Easy Money and the Decapitalization of America
February 9, 2011
Since past expansionary monetary policies led to bubbles, we should expect that even more expansionary policies pursued since the onset of the current financial crisis to produce new bubbles. This is exactly what Kevin Dowd, an adjunct scholar at the Cato Institute, and Martin Hutchinson, a former banker, find.
- Within the United States there are at least three very obvious bubbles currently in full swing, each fuelled by the flood of cheap money: Treasury bonds, financial stocks and junk bonds.
- Dowd and Hutchinson are confident that these bubbles will come to unpleasant ends like their predecessors, but on a potentially much grander scale.

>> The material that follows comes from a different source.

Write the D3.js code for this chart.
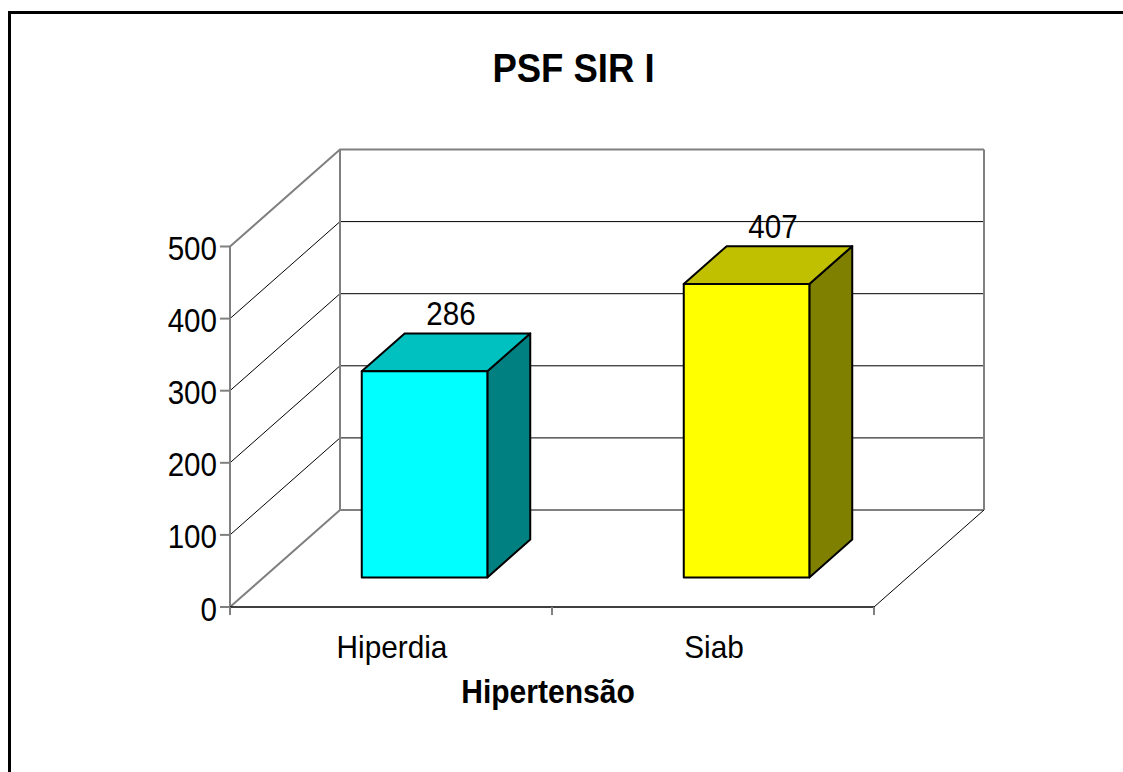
<!DOCTYPE html>
<html>
<head>
<meta charset="utf-8">
<script src="https://cdn.jsdelivr.net/npm/d3@7"></script>
<style>
  html, body { margin: 0; padding: 0; background: #fff; overflow: hidden; }
  text { font-family: "Liberation Sans", Arial, sans-serif; fill: #000; }
</style>
</head>
<body>
<div class="grafico"></div>
<script>
// Datos del grafico
var titulo = "PSF SIR I";
var tituloEje = "Hipertensão";
var categorias = ["Hiperdia", "Siab"];
var valores = [286, 407];
var ticksY = [0, 100, 200, 300, 400, 500];
var coloresFrente = ["#00FFFF", "#FFFF00"];
var coloresTapa = ["#00C0C0", "#C0C000"];
var coloresLado = ["#008080", "#808000"];

var W = 1123, H = 772;
var svg = d3.select(".grafico").append("svg")
    .attr("width", W)
    .attr("height", H);

// marco exterior
svg.append("rect")
    .attr("x", 9.5).attr("y", 12.5)
    .attr("width", W + 20).attr("height", H + 20)
    .attr("fill", "none")
    .attr("stroke", "#000")
    .attr("stroke-width", 3);

// escalas
var x = d3.scaleBand().domain(categorias).range([230, 874]).padding(0);
var y = d3.scaleLinear().domain([0, 500]).range([607, 246.5]);
var profX = d3.scaleLinear().domain([0, 1]).range([0, 110]);
var profY = d3.scaleLinear().domain([0, 1]).range([0, -97]);

// proyeccion: (x frontal, valor, profundidad 0..1)
function P(px, v, d) {
    return [px + profX(d), y(v) + profY(d)];
}
function pts(arr) {
    return arr.map(function(p) { return p[0] + "," + p[1]; }).join(" ");
}

var x0 = x.range()[0], x1 = x.range()[1];
var gris = "#808080";

// lineas de la rejilla (pared izquierda + pared del fondo)
ticksY.forEach(function(t, i) {
    var borde = (i === 0 || i === ticksY.length - 1);
    var a = P(x0, t, 0), b = P(x0, t, 1), c = P(x1, t, 1);
    svg.append("polyline")
        .attr("points", pts([a, b, c]))
        .attr("fill", "none")
        .attr("stroke", borde ? gris : "#000")
        .attr("stroke-width", borde ? 2 : 1);
});

// verticales de la pared del fondo
[x0, x1].forEach(function(px) {
    var a = P(px, 0, 1), b = P(px, 500, 1);
    svg.append("line")
        .attr("x1", a[0]).attr("y1", a[1])
        .attr("x2", b[0]).attr("y2", b[1])
        .attr("stroke", gris).attr("stroke-width", 2);
});

// borde derecho del piso
var f1 = P(x1, 0, 0), f2 = P(x1, 0, 1);
svg.append("line")
    .attr("x1", f1[0]).attr("y1", f1[1])
    .attr("x2", f2[0]).attr("y2", f2[1])
    .attr("stroke", "#000").attr("stroke-width", 1);

// eje Y frontal
svg.append("line")
    .attr("x1", x0).attr("y1", y(0) + 8)
    .attr("x2", x0).attr("y2", y(500))
    .attr("stroke", gris).attr("stroke-width", 2);

svg.selectAll("line.tickY")
    .data(ticksY)
    .enter().append("line")
    .attr("class", "tickY")
    .attr("x1", x0 - 10).attr("x2", x0)
    .attr("y1", function(d) { return y(d); })
    .attr("y2", function(d) { return y(d); })
    .attr("stroke", gris).attr("stroke-width", 2);

svg.selectAll("text.tickY")
    .data(ticksY)
    .enter().append("text")
    .attr("class", "tickY")
    .attr("transform", function(d) { return "translate(" + (x0 - 13) + "," + (y(d) + 13.5) + ") scale(0.87,1)"; })
    .attr("text-anchor", "end")
    .style("font-size", "34px")
    .text(function(d) { return d; });

// eje X frontal
svg.append("line")
    .attr("x1", x0).attr("y1", y(0))
    .attr("x2", x1).attr("y2", y(0))
    .attr("stroke", "#000").attr("stroke-width", 1.5);

var bordesX = [x0].concat(categorias.map(function(c) { return x(c) + x.bandwidth(); }));
svg.selectAll("line.tickX")
    .data(bordesX)
    .enter().append("line")
    .attr("class", "tickX")
    .attr("x1", function(d) { return d; })
    .attr("x2", function(d) { return d; })
    .attr("y1", y(0)).attr("y2", y(0) + 8)
    .attr("stroke", gris).attr("stroke-width", 2);

// barras 3D
var anchoBarra = x.bandwidth() * 0.39;
var d0 = 0.305, d1 = 0.695;

categorias.forEach(function(c, i) {
    var cx = x(c) + x.bandwidth() / 2;
    var xl = cx - anchoBarra / 2, xr = cx + anchoBarra / 2;
    var v = valores[i];
    var g = svg.append("g");

    // cara lateral
    g.append("polygon")
        .attr("points", pts([P(xr, 0, d0), P(xr, v, d0), P(xr, v, d1), P(xr, 0, d1)]))
        .attr("fill", coloresLado[i])
        .attr("stroke", "#000").attr("stroke-width", 2).attr("stroke-linejoin", "round");
    // tapa
    g.append("polygon")
        .attr("points", pts([P(xl, v, d0), P(xr, v, d0), P(xr, v, d1), P(xl, v, d1)]))
        .attr("fill", coloresTapa[i])
        .attr("stroke", "#000").attr("stroke-width", 2).attr("stroke-linejoin", "round");
    // frente
    g.append("polygon")
        .attr("points", pts([P(xl, 0, d0), P(xr, 0, d0), P(xr, v, d0), P(xl, v, d0)]))
        .attr("fill", coloresFrente[i])
        .attr("stroke", "#000").attr("stroke-width", 2).attr("stroke-linejoin", "round");

    // etiqueta de valor
    var pe = P(cx, v, 0.5);
    svg.append("text")
        .attr("transform", "translate(" + (pe[0] + 5) + "," + (pe[1] - 27) + ") scale(0.87,1)")
        .attr("text-anchor", "middle")
        .style("font-size", "34px")
        .text(v);
});

// etiquetas de categorias
svg.selectAll("text.cat")
    .data(categorias)
    .enter().append("text")
    .attr("class", "cat")
    .attr("transform", function(d) { return "translate(" + (x(d) + x.bandwidth() / 2 + 1) + ",657.5) scale(0.93,1)"; })
    .attr("text-anchor", "middle")
    .style("font-size", "32px")
    .text(function(d) { return d; });

// titulo del eje
svg.append("text")
    .attr("transform", "translate(548,703) scale(0.91,1)")
    .attr("text-anchor", "middle")
    .style("font-size", "33px")
    .style("font-weight", "bold")
    .text(tituloEje);

// titulo
svg.append("text")
    .attr("transform", "translate(573.5,82) scale(0.89,1)")
    .attr("text-anchor", "middle")
    .style("font-size", "41px")
    .style("font-weight", "bold")
    .text(titulo);
</script>
</body>
</html>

There is also the problem of resurgent inflation. For a long time, the United States has been protected from much of the inflationary impact of Federal Reserve policies: developments in IT and the cost reductions attendant on the outsourcing of production to East Asia had the impact of suppressing prices and masking the domestic impact of Fed policies. Instead, these policies have produced a massive buildup in global currency reserves.
- U.S. inflation was already rising by 2008 (annual rate 3.85 percent), but this rise was put into reverse when bank lending and consumer spending then fell sharply.

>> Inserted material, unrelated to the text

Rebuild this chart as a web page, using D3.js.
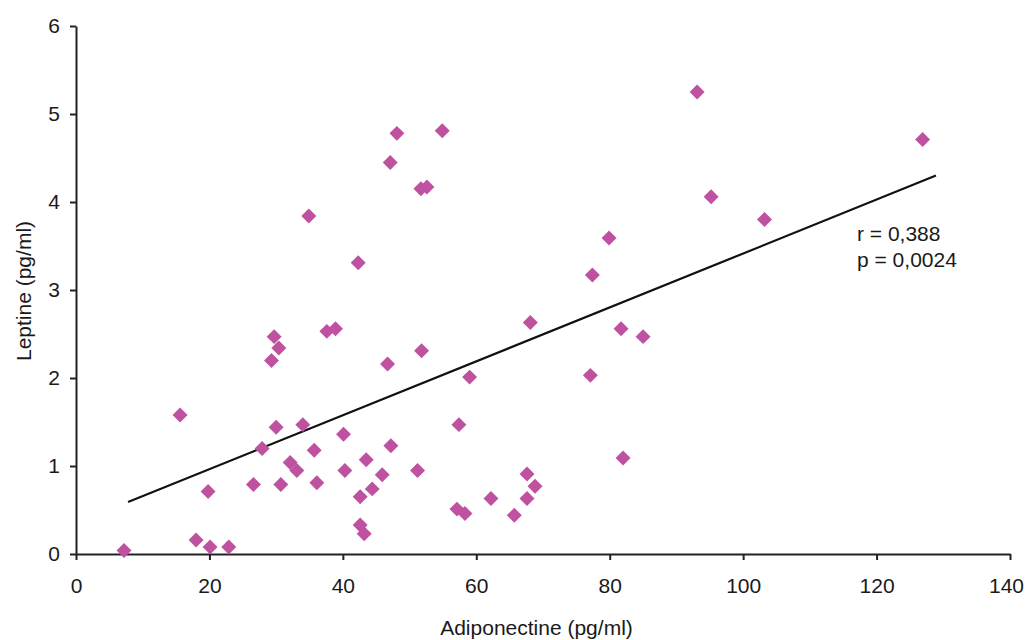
<!DOCTYPE html>
<html>
<head>
<meta charset="utf-8">
<script src="https://cdn.jsdelivr.net/npm/d3@7"></script>
<style>
  html, body { margin: 0; padding: 0; background: #fff; }
  svg { display: block; }
  text { font-family: "Liberation Sans", Arial, sans-serif; fill: #1a1a1a; }
</style>
</head>
<body>
<svg id="chart" width="1026" height="640"></svg>
<script>
// Data
const adiponectine = [7.2, 15.6, 18.0, 19.8, 20.1, 22.9, 26.6, 27.9, 29.3, 29.7, 30.4, 30.0, 30.7, 32.1, 33.1, 34.0,
  34.9, 35.7, 36.1, 37.6, 38.9, 40.1, 40.3, 42.3, 42.6, 42.6, 43.2, 43.5, 44.4, 45.9, 46.7, 47.1, 47.2, 48.1,
  51.2, 51.8, 51.7, 52.6, 54.9, 57.1, 57.4, 58.3, 59.0, 62.2, 65.7, 67.6, 67.6, 68.1, 68.8, 77.1, 77.4, 79.9,
  81.7, 82.0, 85.0, 93.1, 95.2, 103.2, 126.9];
const leptine = [0.04, 1.58, 0.16, 0.71, 0.08, 0.08, 0.79, 1.20, 2.20, 2.47, 2.34, 1.44, 0.79, 1.04, 0.95, 1.47,
  3.84, 1.18, 0.81, 2.53, 2.56, 1.36, 0.95, 3.31, 0.65, 0.33, 0.23, 1.07, 0.74, 0.90, 2.16, 4.45, 1.23, 4.78,
  0.95, 2.31, 4.15, 4.17, 4.81, 0.51, 1.47, 0.46, 2.01, 0.63, 0.44, 0.91, 0.63, 2.63, 0.77, 2.03, 3.17, 3.59,
  2.56, 1.09, 2.47, 5.25, 4.06, 3.80, 4.71];
const trendX = [7.8, 128.9];
const trendY = [0.59, 4.30];
const xTicks = [0, 20, 40, 60, 80, 100, 120, 140];
const yTicks = [0, 1, 2, 3, 4, 5, 6];
const annotations = ["r = 0,388", "p = 0,0024"];
const xTitle = "Adiponectine (pg/ml)";
const yTitle = "Leptine (pg/ml)";

const svg = d3.select("#chart");
const x = d3.scaleLinear().domain([0, 140]).range([76, 1010]);
const y = d3.scaleLinear().domain([0, 6]).range([554, 26]);

const axisColor = "#222";
const fontSize = 21;

// X axis
const gx = svg.append("g").attr("transform", `translate(0,${y(0)})`)
  .call(d3.axisBottom(x).tickValues(xTicks).tickSize(6).tickSizeOuter(0).tickPadding(18).tickFormat(d3.format("d")));
gx.select(".domain").attr("stroke", axisColor).attr("stroke-width", 2);
gx.selectAll(".tick line").attr("stroke", axisColor).attr("stroke-width", 2);
gx.selectAll(".tick text").attr("font-size", fontSize).attr("font-family", "Liberation Sans, Arial, sans-serif").attr("fill", "#1a1a1a")
  .attr("dx", d => d === 140 ? -4 : 0);

// Y axis
const gy = svg.append("g").attr("transform", `translate(${x(0)},0)`)
  .call(d3.axisLeft(y).tickValues(yTicks).tickSize(6).tickSizeOuter(0).tickPadding(10).tickFormat(d3.format("d")));
gy.select(".domain").attr("stroke", axisColor).attr("stroke-width", 2);
gy.selectAll(".tick line").attr("stroke", axisColor).attr("stroke-width", 2);
gy.selectAll(".tick text").attr("font-size", fontSize).attr("font-family", "Liberation Sans, Arial, sans-serif").attr("fill", "#1a1a1a");

// Trend line
svg.append("line")
  .attr("x1", x(trendX[0])).attr("y1", y(trendY[0]))
  .attr("x2", x(trendX[1])).attr("y2", y(trendY[1]))
  .attr("stroke", "#111").attr("stroke-width", 2.2);

// Points (diamonds)
const diamond = d3.symbol().type(d3.symbolSquare).size(112);
svg.append("g").selectAll("path")
  .data(adiponectine.map((a, i) => [a, leptine[i]]))
  .join("path")
  .attr("d", diamond)
  .attr("transform", d => `translate(${x(d[0])},${y(d[1])}) rotate(45)`)
  .attr("fill", "#bf52a0");

// Annotation
svg.append("g").selectAll("text")
  .data(annotations)
  .join("text")
  .attr("x", 857)
  .attr("y", (d, i) => 241 + i * 25.7)
  .attr("font-size", fontSize)
  .text(d => d);

// Axis titles
svg.append("text")
  .attr("x", 536.5).attr("y", 635)
  .attr("text-anchor", "middle")
  .attr("font-size", fontSize)
  .text(xTitle);

svg.append("text")
  .attr("transform", "translate(31,291) rotate(-90)")
  .attr("text-anchor", "middle")
  .attr("font-size", fontSize)
  .text(yTitle);
</script>
</body>
</html>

- However, the huge additional monetary overhang created over the last couple of years must eventually flood forth -- and, when it does, inflation is likely to rise sharply.
- Once inflation makes a comeback, a point will eventually come when the Fed policy has to go into sharp reverse.
The consequences would be most unpleasant: the United States would experience the renewed miseries of stagflation. Moreover, as in the early 1980s, higher interest rates would lead to major falls in asset prices and inflict further losses on financial institutions, wiping out their capital bases in the process. Thus, renewed inflation and higher interest rates would deliver yet another blow to an already gravely weakened financial system, according to Dowd and Martin.